In the film, ‘The Invasion of the Body Snatchers’, instead of communists, it is ‘pod people from outer space’ who have been replacing ordinary people. These ‘pod people’ are indistinguishable from normal Americans, except from their behaviour. They display the cold, unemotional demeanour that Americans imagined citizens of Soviet Russia to have (Marvin and Ingle 1999, p. 107).
The film also represents their fears that the modern society and the rising technology were causing the citizens of the United States itself to lose their individuality and become automatons and cogs in the corporate machinery. People were driving and travelling on the same sort of vehicles, working the same sort of jobs (‘paper pushing’) and eating the same sort of food (‘fast food’). They were exposed to the same sorts of news, views and ideas through the television and the movies. In other words both capitalism and communism lead people to abandon all individuality and confirm to one standard and live drab and boring lives devoid of all passion and suppressing their emotions (Booker 2006, p. 65).

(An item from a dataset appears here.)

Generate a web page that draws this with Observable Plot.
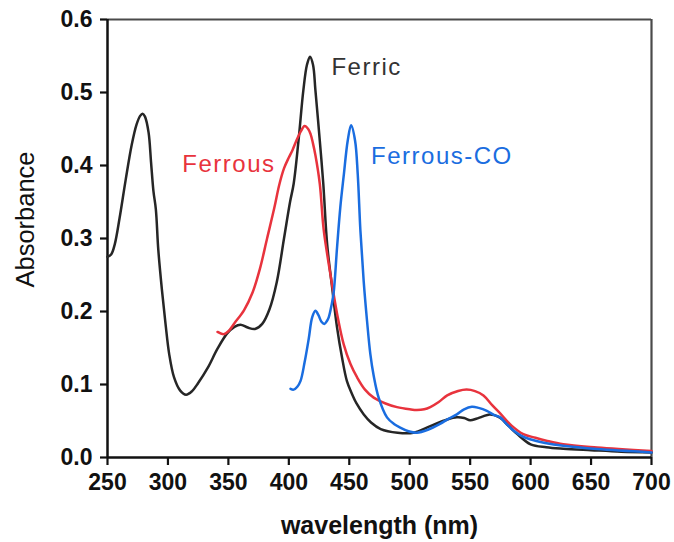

In this familiar story of conspiratorial and gradual takeover of the country by a foreign power, the mechanism through which the takeover happens is thrown into sharp relief. The pods drift through space, looking for worlds suitable for colonisation, once they find a likely one, a blank individual on whom the features of a member of the target species is stamped, comes out of the pod. That individual is then disposed of and the pod person proceeds to take their place. This is the greatest source of horror in this film, a person seeing the film wonders whether their co-workers are all ‘pod people’ Are they themselves in danger of becoming or being replaced by ‘pod people’?